Benefits of Geolocation routing

We can localize the contents based on the location.

We can put the country based restriction on content of a website.

In America we can put these restrictions to Continent, Country, or state wise.

Q: if the region is overlapping then what happens to the request?

Ans: In this case the query will go to smaller region. For example: Canada is on North America and we have created records for North America and Canada both. In this case the query will go to Canada as it is the smaller region.

Q: if it cannot be decided that from the query is originated, which server will respond?

Ans: In this case we maintain a default path and query will be answered from that server and will fail in case if default record is not there.

Multivalue Answer routing

We configure multiple IPs and Route53 itself decide which server to connect for the query

Latency based routing

Routing protocol will connect you to the server which can respond faster. And it does not matter from which region or country the request originated.

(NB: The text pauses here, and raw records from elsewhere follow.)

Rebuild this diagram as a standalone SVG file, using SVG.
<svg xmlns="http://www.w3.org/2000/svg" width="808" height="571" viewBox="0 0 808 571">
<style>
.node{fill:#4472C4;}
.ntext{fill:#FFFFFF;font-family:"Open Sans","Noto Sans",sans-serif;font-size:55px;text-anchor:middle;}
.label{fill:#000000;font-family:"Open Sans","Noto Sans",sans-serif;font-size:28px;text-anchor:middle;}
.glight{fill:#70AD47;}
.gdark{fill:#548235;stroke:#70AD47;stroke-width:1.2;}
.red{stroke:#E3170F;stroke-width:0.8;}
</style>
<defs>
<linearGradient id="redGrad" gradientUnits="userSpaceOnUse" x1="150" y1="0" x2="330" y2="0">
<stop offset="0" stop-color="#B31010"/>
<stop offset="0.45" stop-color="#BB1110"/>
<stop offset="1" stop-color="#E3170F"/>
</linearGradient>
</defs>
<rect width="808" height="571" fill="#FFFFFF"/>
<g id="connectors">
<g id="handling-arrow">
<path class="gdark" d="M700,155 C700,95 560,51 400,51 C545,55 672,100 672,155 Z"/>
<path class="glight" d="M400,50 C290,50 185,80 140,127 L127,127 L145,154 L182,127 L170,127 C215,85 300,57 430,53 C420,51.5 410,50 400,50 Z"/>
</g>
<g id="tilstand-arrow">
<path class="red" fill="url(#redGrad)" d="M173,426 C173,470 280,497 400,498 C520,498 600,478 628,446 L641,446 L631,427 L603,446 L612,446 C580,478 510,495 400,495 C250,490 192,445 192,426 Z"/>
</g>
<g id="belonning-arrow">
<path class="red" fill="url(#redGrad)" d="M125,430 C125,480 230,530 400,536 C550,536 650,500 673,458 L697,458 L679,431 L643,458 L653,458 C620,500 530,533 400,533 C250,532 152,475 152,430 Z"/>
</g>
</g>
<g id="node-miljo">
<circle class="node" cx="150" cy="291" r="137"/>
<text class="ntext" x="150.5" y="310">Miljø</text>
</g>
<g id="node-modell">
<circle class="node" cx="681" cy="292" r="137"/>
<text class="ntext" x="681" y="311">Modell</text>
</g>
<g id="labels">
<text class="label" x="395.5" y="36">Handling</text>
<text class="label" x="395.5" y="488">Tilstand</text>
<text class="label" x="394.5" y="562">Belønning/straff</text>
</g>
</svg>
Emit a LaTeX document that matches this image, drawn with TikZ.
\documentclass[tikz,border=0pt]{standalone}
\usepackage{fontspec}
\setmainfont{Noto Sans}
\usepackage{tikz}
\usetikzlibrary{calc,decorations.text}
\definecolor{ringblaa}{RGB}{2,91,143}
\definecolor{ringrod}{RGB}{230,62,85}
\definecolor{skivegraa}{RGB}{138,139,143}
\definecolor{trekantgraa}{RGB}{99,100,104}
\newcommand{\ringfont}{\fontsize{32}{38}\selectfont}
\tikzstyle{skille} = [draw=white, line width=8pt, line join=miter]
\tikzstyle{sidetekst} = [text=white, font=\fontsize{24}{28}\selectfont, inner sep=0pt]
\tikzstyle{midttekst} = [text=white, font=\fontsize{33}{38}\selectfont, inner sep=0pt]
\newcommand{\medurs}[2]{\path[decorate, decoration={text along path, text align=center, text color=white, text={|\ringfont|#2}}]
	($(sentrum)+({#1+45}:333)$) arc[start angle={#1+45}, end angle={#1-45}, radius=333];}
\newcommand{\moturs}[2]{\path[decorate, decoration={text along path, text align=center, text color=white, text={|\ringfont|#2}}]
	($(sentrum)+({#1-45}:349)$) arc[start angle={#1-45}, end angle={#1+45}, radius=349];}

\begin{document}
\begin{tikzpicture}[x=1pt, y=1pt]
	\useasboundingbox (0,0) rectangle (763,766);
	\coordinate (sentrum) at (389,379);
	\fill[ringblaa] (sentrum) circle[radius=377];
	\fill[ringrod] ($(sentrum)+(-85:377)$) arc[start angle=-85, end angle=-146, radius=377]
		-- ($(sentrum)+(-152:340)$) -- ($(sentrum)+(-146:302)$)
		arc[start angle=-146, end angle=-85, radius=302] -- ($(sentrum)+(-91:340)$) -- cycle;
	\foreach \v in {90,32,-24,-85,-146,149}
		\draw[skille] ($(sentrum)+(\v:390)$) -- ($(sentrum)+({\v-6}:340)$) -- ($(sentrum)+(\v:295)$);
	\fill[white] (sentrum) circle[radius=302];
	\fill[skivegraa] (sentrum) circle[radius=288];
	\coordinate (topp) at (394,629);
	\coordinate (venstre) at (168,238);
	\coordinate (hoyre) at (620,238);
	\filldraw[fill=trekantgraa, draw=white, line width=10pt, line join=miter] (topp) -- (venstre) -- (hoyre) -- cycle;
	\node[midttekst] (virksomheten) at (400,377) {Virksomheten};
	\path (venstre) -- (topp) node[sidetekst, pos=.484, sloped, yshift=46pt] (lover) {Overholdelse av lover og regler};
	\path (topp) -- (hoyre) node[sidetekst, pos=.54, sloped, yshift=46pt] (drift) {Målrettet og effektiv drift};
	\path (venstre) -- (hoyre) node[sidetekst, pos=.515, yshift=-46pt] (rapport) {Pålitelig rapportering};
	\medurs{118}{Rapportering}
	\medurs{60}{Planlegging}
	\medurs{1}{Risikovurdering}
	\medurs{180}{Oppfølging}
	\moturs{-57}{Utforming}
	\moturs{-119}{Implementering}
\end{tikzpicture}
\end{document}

Scenario where we use Latency based routing: We have deployed our application in Mumbai and North Virginia. A request originated from US during night IST when there is comparatively much requests originated in US than India. At this time there will be much traffic on US server, so the request can be served from India server as it will be comparatively less loaded and will respond fast.

To implement this we create Latency records for all the regions in Hosted Zone where application is deployed. Now whenever a request comes Route53 will check the latency record to determine the fastest response time. And based on that it will redirect query to the appropriate server.

Weighted Routing

According to this protocol Route53 will send the requests to different servers based on some predefined percentage.

Suppose we have 3 servers A, B, C. We assign weights to these:

A: 4, B: 2, C: 2

Now we calculate the total of weights assigned which is 4+2+2=8

Now the traffic which will go to

A is 4/2*100 = 50%

B is 2/8*100 = 25%

C is 2/8*100 = 25%

Geo proximity routing

In this policy if there is more traffic on a server, then it will be routed to another servers.